= Written exercise =
Would you transcribe the whole listing exactly, minus its pictures?

*** Dataset content ***

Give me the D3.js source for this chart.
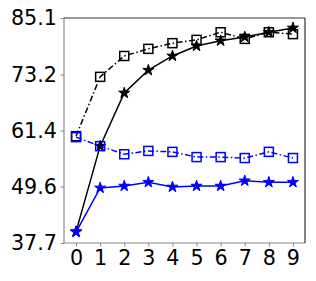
<!DOCTYPE html>
<html>
<head>
<meta charset="utf-8">
<script src="https://cdn.jsdelivr.net/npm/d3@7"></script>
<style>
body { margin: 0; background: #fff; }
svg { display: block; }
</style>
</head>
<body>
<div id="chart"></div>
<script>
// data
var steps = [0, 1, 2, 3, 4, 5, 6, 7, 8, 9];
var yTicks = [37.7, 49.6, 61.4, 73.2, 85.1];
var blackSquare = [60.2, 72.7, 77.1, 78.6, 79.8, 80.5, 82.1, 80.7, 82.1, 81.7];
var blackStar = [40.1, 58.1, 69.3, 74.1, 77.1, 79.2, 80.3, 81.1, 82.1, 83.0];
var blueSquare = [60.0, 58.1, 56.4, 57.1, 56.9, 55.8, 55.8, 55.6, 56.9, 55.6];
var blueStar = [40.0, 49.3, 49.7, 50.5, 49.5, 49.7, 49.7, 50.8, 50.5, 50.5];

var margin = {top: 18, right: 11, bottom: 38, left: 64},
    width = 316 - margin.left - margin.right,
    height = 281 - margin.top - margin.bottom;

var x = d3.scaleLinear().domain([-0.5, 9.5]).range([0, width]);
var y = d3.scaleLinear().domain([37.7, 85.1]).range([height, 0]);

var svg = d3.select("#chart").append("svg")
  .attr("width", 316)
  .attr("height", 281)
  .append("g")
  .attr("transform", "translate(" + margin.left + "," + margin.top + ")");

var font = "DejaVu Sans, sans-serif";

// axes
var xAxis = svg.append("g")
  .attr("transform", "translate(0," + height + ")")
  .call(d3.axisBottom(x).tickValues(steps).tickFormat(d3.format("d")).tickSizeInner(3.5).tickSizeOuter(0).tickPadding(4));
var yAxis = svg.append("g")
  .call(d3.axisLeft(y).tickValues(yTicks).tickFormat(d3.format(".1f")).tickSizeInner(3.5).tickSizeOuter(0).tickPadding(3.5));

[xAxis, yAxis].forEach(function(a) {
  a.select(".domain").remove();
  a.selectAll("line").attr("stroke", "#888").attr("stroke-width", 1);
  a.selectAll("text").attr("fill", "#000").style("font-family", font).style("font-size", "20.7px");
});

// spines
svg.append("line").attr("x1", 0).attr("x2", 0).attr("y1", 0).attr("y2", height).attr("stroke", "#888").attr("stroke-width", 1.2);
svg.append("line").attr("x1", 0).attr("x2", width).attr("y1", height).attr("y2", height).attr("stroke", "#888").attr("stroke-width", 1.2);
svg.append("line").attr("x1", 0).attr("x2", width).attr("y1", 0).attr("y2", 0).attr("stroke", "#333").attr("stroke-width", 1.2);
svg.append("line").attr("x1", width).attr("x2", width).attr("y1", 0).attr("y2", height).attr("stroke", "#333").attr("stroke-width", 1.2);

var line = d3.line()
  .x(function(d, i) { return x(steps[i]); })
  .y(function(d) { return y(d); });

var star = d3.symbol().type(d3.symbolStar).size(38);

function drawSeries(vals, color, dash, marker) {
  svg.append("path")
    .datum(vals)
    .attr("fill", "none")
    .attr("stroke", color)
    .attr("stroke-width", 1.5)
    .attr("stroke-dasharray", dash)
    .attr("d", line);

  if (marker == "square") {
    svg.selectAll(null)
      .data(vals)
      .enter()
      .append("rect")
      .attr("x", function(d, i) { return x(steps[i]) - 4.5; })
      .attr("y", function(d) { return y(d) - 4.5; })
      .attr("width", 9)
      .attr("height", 9)
      .attr("fill", "none")
      .attr("stroke", color)
      .attr("stroke-width", 1.5);
  } else {
    svg.selectAll(null)
      .data(vals)
      .enter()
      .append("path")
      .attr("d", star)
      .attr("transform", function(d, i) { return "translate(" + x(steps[i]) + "," + y(d) + ")"; })
      .attr("fill", color)
      .attr("stroke", color)
      .attr("stroke-width", 1);
  }
}

drawSeries(blackSquare, "#000", "6,2.5,1.5,2.5", "square");
drawSeries(blackStar, "#000", null, "star");
drawSeries(blueSquare, "#0000ff", "6,2.5,1.5,2.5", "square");
drawSeries(blueStar, "#0000ff", null, "star");
</script>
</body>
</html>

***

= The result =
Give me the D3.js source for this chart.
<!DOCTYPE html>
<html>
<head>
<meta charset="utf-8">
<script src="https://cdn.jsdelivr.net/npm/d3@7"></script>
<style>
body { margin: 0; background: #fff; }
svg { display: block; }
</style>
</head>
<body>
<div id="chart"></div>
<script>
// data
var steps = [0, 1, 2, 3, 4, 5, 6, 7, 8, 9];
var yTicks = [37.7, 49.6, 61.4, 73.2, 85.1];
var blackSquare = [60.2, 72.7, 77.1, 78.6, 79.8, 80.5, 82.1, 80.7, 82.1, 81.7];
var blackStar = [40.1, 58.1, 69.3, 74.1, 77.1, 79.2, 80.3, 81.1, 82.1, 83.0];
var blueSquare = [60.0, 58.1, 56.4, 57.1, 56.9, 55.8, 55.8, 55.6, 56.9, 55.6];
var blueStar = [40.0, 49.3, 49.7, 50.5, 49.5, 49.7, 49.7, 50.8, 50.5, 50.5];

var margin = {top: 18, right: 11, bottom: 38, left: 64},
    width = 316 - margin.left - margin.right,
    height = 281 - margin.top - margin.bottom;

var x = d3.scaleLinear().domain([-0.5, 9.5]).range([0, width]);
var y = d3.scaleLinear().domain([37.7, 85.1]).range([height, 0]);

var svg = d3.select("#chart").append("svg")
  .attr("width", 316)
  .attr("height", 281)
  .append("g")
  .attr("transform", "translate(" + margin.left + "," + margin.top + ")");

var font = "DejaVu Sans, sans-serif";

// axes
var xAxis = svg.append("g")
  .attr("transform", "translate(0," + height + ")")
  .call(d3.axisBottom(x).tickValues(steps).tickFormat(d3.format("d")).tickSizeInner(3.5).tickSizeOuter(0).tickPadding(4));
var yAxis = svg.append("g")
  .call(d3.axisLeft(y).tickValues(yTicks).tickFormat(d3.format(".1f")).tickSizeInner(3.5).tickSizeOuter(0).tickPadding(3.5));

[xAxis, yAxis].forEach(function(a) {
  a.select(".domain").remove();
  a.selectAll("line").attr("stroke", "#888").attr("stroke-width", 1);
  a.selectAll("text").attr("fill", "#000").style("font-family", font).style("font-size", "20.7px");
});

// spines
svg.append("line").attr("x1", 0).attr("x2", 0).attr("y1", 0).attr("y2", height).attr("stroke", "#888").attr("stroke-width", 1.2);
svg.append("line").attr("x1", 0).attr("x2", width).attr("y1", height).attr("y2", height).attr("stroke", "#888").attr("stroke-width", 1.2);
svg.append("line").attr("x1", 0).attr("x2", width).attr("y1", 0).attr("y2", 0).attr("stroke", "#333").attr("stroke-width", 1.2);
svg.append("line").attr("x1", width).attr("x2", width).attr("y1", 0).attr("y2", height).attr("stroke", "#333").attr("stroke-width", 1.2);

var line = d3.line()
  .x(function(d, i) { return x(steps[i]); })
  .y(function(d) { return y(d); });

var star = d3.symbol().type(d3.symbolStar).size(38);

function drawSeries(vals, color, dash, marker) {
  svg.append("path")
    .datum(vals)
    .attr("fill", "none")
    .attr("stroke", color)
    .attr("stroke-width", 1.5)
    .attr("stroke-dasharray", dash)
    .attr("d", line);

  if (marker == "square") {
    svg.selectAll(null)
      .data(vals)
      .enter()
      .append("rect")
      .attr("x", function(d, i) { return x(steps[i]) - 4.5; })
      .attr("y", function(d) { return y(d) - 4.5; })
      .attr("width", 9)
      .attr("height", 9)
      .attr("fill", "none")
      .attr("stroke", color)
      .attr("stroke-width", 1.5);
  } else {
    svg.selectAll(null)
      .data(vals)
      .enter()
      .append("path")
      .attr("d", star)
      .attr("transform", function(d, i) { return "translate(" + x(steps[i]) + "," + y(d) + ")"; })
      .attr("fill", color)
      .attr("stroke", color)
      .attr("stroke-width", 1);
  }
}

drawSeries(blackSquare, "#000", "6,2.5,1.5,2.5", "square");
drawSeries(blackStar, "#000", null, "star");
drawSeries(blueSquare, "#0000ff", "6,2.5,1.5,2.5", "square");
drawSeries(blueStar, "#0000ff", null, "star");
</script>
</body>
</html>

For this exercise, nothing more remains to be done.